++++ Available data

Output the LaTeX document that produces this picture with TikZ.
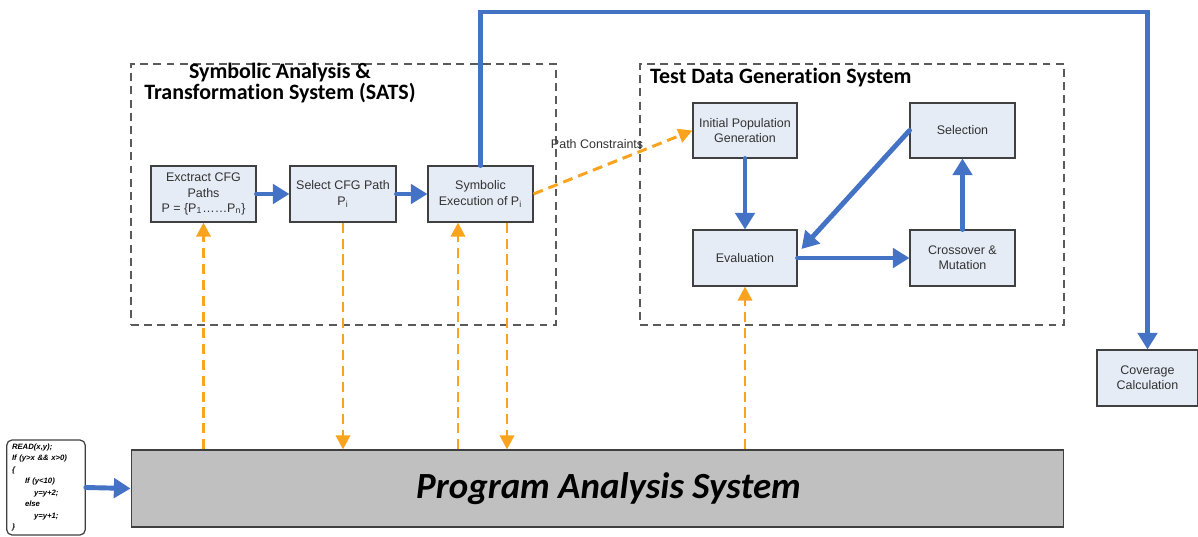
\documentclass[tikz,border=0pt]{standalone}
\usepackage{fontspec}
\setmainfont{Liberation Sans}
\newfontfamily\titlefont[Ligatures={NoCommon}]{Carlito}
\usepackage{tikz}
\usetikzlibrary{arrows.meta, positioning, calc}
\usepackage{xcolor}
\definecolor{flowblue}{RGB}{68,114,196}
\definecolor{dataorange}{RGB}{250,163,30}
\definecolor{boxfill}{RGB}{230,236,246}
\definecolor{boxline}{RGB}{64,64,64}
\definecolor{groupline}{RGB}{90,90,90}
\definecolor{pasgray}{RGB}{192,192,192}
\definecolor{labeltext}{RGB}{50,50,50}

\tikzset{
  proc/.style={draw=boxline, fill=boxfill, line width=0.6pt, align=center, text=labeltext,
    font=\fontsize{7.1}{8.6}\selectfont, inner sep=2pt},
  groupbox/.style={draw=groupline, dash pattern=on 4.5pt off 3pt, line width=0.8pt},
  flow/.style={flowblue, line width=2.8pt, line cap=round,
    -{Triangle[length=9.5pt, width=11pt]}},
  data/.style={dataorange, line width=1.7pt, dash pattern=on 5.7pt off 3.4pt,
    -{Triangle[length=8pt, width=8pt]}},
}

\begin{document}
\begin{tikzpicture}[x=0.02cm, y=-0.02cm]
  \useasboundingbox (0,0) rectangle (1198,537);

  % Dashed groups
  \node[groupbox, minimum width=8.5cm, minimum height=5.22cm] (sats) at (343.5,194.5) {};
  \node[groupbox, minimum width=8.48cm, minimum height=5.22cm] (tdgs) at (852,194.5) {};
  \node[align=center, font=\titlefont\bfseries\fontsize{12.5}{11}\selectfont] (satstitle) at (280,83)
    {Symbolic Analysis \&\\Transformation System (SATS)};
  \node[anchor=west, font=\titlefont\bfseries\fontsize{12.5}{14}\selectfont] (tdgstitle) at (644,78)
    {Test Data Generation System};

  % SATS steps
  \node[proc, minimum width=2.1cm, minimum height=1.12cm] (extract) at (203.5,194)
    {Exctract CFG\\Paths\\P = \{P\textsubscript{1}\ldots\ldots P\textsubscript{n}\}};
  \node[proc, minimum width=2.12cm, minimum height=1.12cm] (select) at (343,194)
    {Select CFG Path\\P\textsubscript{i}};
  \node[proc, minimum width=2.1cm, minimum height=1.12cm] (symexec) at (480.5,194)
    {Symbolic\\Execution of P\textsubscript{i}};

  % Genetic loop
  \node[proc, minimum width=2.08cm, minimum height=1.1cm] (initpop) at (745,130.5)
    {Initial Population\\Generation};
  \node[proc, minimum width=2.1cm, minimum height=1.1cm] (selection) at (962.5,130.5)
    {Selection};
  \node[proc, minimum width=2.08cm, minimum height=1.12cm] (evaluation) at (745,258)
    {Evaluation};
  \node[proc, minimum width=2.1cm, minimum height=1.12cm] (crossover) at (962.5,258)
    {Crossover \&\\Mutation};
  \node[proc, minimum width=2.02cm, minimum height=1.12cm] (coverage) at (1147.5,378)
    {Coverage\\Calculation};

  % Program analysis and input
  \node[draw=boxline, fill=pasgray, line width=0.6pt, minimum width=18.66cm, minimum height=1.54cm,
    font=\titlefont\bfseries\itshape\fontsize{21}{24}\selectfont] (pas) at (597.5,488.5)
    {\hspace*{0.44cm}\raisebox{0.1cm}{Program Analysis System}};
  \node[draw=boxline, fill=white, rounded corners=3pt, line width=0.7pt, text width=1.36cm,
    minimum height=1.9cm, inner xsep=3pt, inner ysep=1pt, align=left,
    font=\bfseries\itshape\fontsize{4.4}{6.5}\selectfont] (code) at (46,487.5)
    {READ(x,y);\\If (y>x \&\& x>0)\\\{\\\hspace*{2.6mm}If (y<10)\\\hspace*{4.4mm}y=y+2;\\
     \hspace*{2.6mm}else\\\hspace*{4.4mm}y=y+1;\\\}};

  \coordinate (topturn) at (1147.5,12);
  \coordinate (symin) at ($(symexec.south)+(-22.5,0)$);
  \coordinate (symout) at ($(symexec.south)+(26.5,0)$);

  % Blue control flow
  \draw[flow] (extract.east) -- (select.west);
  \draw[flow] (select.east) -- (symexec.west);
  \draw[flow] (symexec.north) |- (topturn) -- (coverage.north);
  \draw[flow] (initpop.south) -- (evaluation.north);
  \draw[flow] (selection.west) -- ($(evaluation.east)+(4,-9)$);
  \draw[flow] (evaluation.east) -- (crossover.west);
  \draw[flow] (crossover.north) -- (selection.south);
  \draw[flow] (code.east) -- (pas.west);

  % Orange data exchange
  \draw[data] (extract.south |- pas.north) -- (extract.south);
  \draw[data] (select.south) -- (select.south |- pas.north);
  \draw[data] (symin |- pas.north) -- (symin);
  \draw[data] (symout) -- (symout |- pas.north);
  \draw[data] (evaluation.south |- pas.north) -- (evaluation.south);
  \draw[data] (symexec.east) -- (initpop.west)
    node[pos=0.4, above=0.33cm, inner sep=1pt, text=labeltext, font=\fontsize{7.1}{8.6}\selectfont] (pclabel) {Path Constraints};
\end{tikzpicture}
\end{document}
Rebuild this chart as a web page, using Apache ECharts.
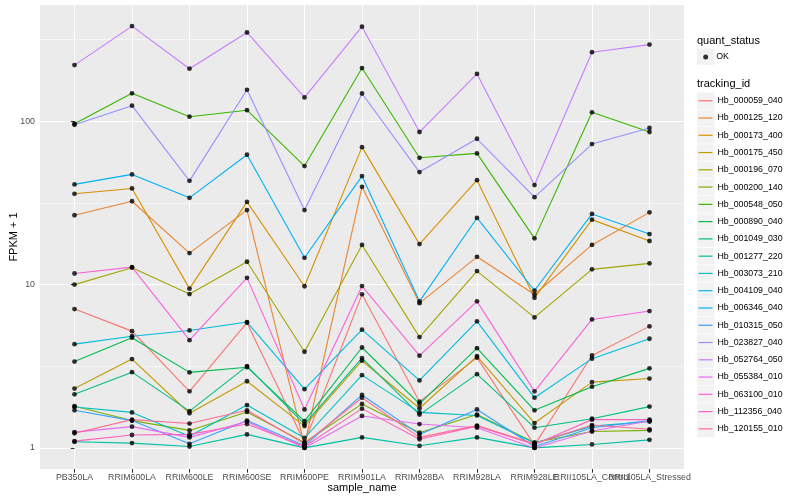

++++++++

Required work » List the lines that contain the word "this".

Response to the exercise »
Output the LaTeX document that produces this picture with TikZ.
Rebuild this chart as a web page, using Apache ECharts.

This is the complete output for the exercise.